[WORK INSTRUCTIONS] For the copy, please give all of the data again exactly and leave the pictures out.

[Source code of charts]
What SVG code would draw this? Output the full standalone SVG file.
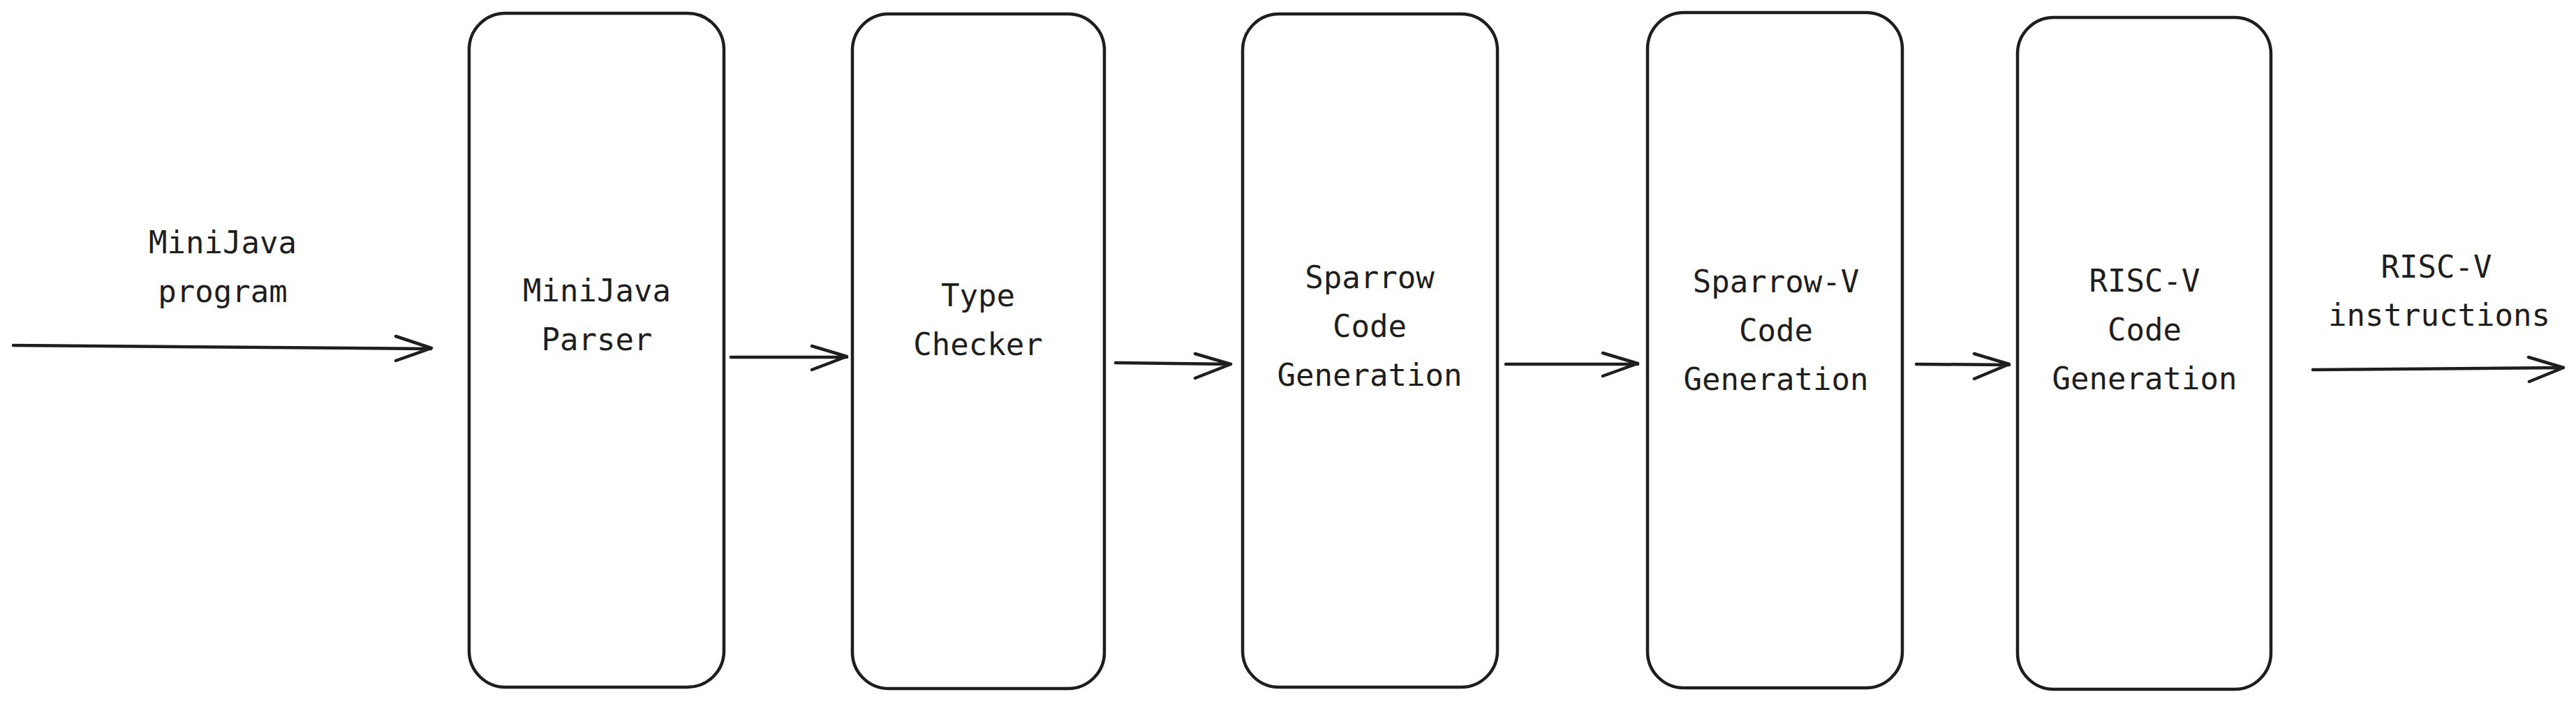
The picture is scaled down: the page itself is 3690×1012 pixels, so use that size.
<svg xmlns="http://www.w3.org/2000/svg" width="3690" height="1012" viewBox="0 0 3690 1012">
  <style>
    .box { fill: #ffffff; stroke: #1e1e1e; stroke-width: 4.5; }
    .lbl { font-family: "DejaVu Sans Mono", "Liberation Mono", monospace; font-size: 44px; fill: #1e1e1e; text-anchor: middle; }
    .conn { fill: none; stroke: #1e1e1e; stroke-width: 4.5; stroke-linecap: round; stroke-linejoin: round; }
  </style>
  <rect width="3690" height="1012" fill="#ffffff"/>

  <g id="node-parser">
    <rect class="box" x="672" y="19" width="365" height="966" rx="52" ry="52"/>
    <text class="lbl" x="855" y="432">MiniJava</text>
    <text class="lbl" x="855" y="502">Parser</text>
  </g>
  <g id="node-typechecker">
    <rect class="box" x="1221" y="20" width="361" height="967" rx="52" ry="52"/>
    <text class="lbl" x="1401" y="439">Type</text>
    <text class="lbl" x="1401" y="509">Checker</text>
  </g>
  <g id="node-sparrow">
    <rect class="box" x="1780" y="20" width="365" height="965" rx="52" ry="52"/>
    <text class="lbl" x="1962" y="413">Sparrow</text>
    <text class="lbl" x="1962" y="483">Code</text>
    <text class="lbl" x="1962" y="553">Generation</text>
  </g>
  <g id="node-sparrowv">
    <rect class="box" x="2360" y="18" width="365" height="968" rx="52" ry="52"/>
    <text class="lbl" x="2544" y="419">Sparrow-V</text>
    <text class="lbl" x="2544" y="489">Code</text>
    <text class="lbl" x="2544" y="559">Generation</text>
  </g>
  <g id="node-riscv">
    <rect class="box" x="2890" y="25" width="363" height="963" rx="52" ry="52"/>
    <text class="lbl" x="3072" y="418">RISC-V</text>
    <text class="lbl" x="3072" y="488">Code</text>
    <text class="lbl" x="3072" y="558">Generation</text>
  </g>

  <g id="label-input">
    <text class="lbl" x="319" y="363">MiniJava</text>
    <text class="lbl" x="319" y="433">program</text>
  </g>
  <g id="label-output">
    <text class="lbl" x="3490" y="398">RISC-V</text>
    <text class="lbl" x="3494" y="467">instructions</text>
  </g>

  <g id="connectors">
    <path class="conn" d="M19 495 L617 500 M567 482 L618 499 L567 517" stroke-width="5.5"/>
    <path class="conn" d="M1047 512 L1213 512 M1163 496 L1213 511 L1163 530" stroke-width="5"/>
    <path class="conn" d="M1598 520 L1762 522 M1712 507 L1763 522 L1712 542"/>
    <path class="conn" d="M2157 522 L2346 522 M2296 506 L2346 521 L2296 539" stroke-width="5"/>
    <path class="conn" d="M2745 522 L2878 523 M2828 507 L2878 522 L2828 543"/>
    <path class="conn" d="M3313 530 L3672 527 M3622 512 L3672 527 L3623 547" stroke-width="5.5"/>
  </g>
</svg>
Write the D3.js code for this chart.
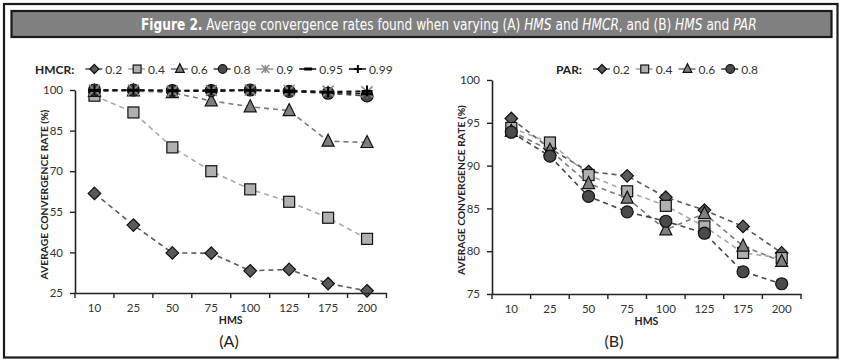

[FULL RESPONSE]
What SVG code would draw this? Output the full standalone SVG file.
The picture is scaled down: the page itself is 3690×1012 pixels, so use that size.
<svg xmlns="http://www.w3.org/2000/svg" width="3690" height="1012" viewBox="0 0 3690 1012">
  <style>
    .box { fill: #ffffff; stroke: #1e1e1e; stroke-width: 4.5; }
    .lbl { font-family: "DejaVu Sans Mono", "Liberation Mono", monospace; font-size: 44px; fill: #1e1e1e; text-anchor: middle; }
    .conn { fill: none; stroke: #1e1e1e; stroke-width: 4.5; stroke-linecap: round; stroke-linejoin: round; }
  </style>
  <rect width="3690" height="1012" fill="#ffffff"/>

  <g id="node-parser">
    <rect class="box" x="672" y="19" width="365" height="966" rx="52" ry="52"/>
    <text class="lbl" x="855" y="432">MiniJava</text>
    <text class="lbl" x="855" y="502">Parser</text>
  </g>
  <g id="node-typechecker">
    <rect class="box" x="1221" y="20" width="361" height="967" rx="52" ry="52"/>
    <text class="lbl" x="1401" y="439">Type</text>
    <text class="lbl" x="1401" y="509">Checker</text>
  </g>
  <g id="node-sparrow">
    <rect class="box" x="1780" y="20" width="365" height="965" rx="52" ry="52"/>
    <text class="lbl" x="1962" y="413">Sparrow</text>
    <text class="lbl" x="1962" y="483">Code</text>
    <text class="lbl" x="1962" y="553">Generation</text>
  </g>
  <g id="node-sparrowv">
    <rect class="box" x="2360" y="18" width="365" height="968" rx="52" ry="52"/>
    <text class="lbl" x="2544" y="419">Sparrow-V</text>
    <text class="lbl" x="2544" y="489">Code</text>
    <text class="lbl" x="2544" y="559">Generation</text>
  </g>
  <g id="node-riscv">
    <rect class="box" x="2890" y="25" width="363" height="963" rx="52" ry="52"/>
    <text class="lbl" x="3072" y="418">RISC-V</text>
    <text class="lbl" x="3072" y="488">Code</text>
    <text class="lbl" x="3072" y="558">Generation</text>
  </g>

  <g id="label-input">
    <text class="lbl" x="319" y="363">MiniJava</text>
    <text class="lbl" x="319" y="433">program</text>
  </g>
  <g id="label-output">
    <text class="lbl" x="3490" y="398">RISC-V</text>
    <text class="lbl" x="3494" y="467">instructions</text>
  </g>

  <g id="connectors">
    <path class="conn" d="M19 495 L617 500 M567 482 L618 499 L567 517" stroke-width="5.5"/>
    <path class="conn" d="M1047 512 L1213 512 M1163 496 L1213 511 L1163 530" stroke-width="5"/>
    <path class="conn" d="M1598 520 L1762 522 M1712 507 L1763 522 L1712 542"/>
    <path class="conn" d="M2157 522 L2346 522 M2296 506 L2346 521 L2296 539" stroke-width="5"/>
    <path class="conn" d="M2745 522 L2878 523 M2828 507 L2878 522 L2828 543"/>
    <path class="conn" d="M3313 530 L3672 527 M3622 512 L3672 527 L3623 547" stroke-width="5.5"/>
  </g>
</svg>
Write the D3.js code for this chart.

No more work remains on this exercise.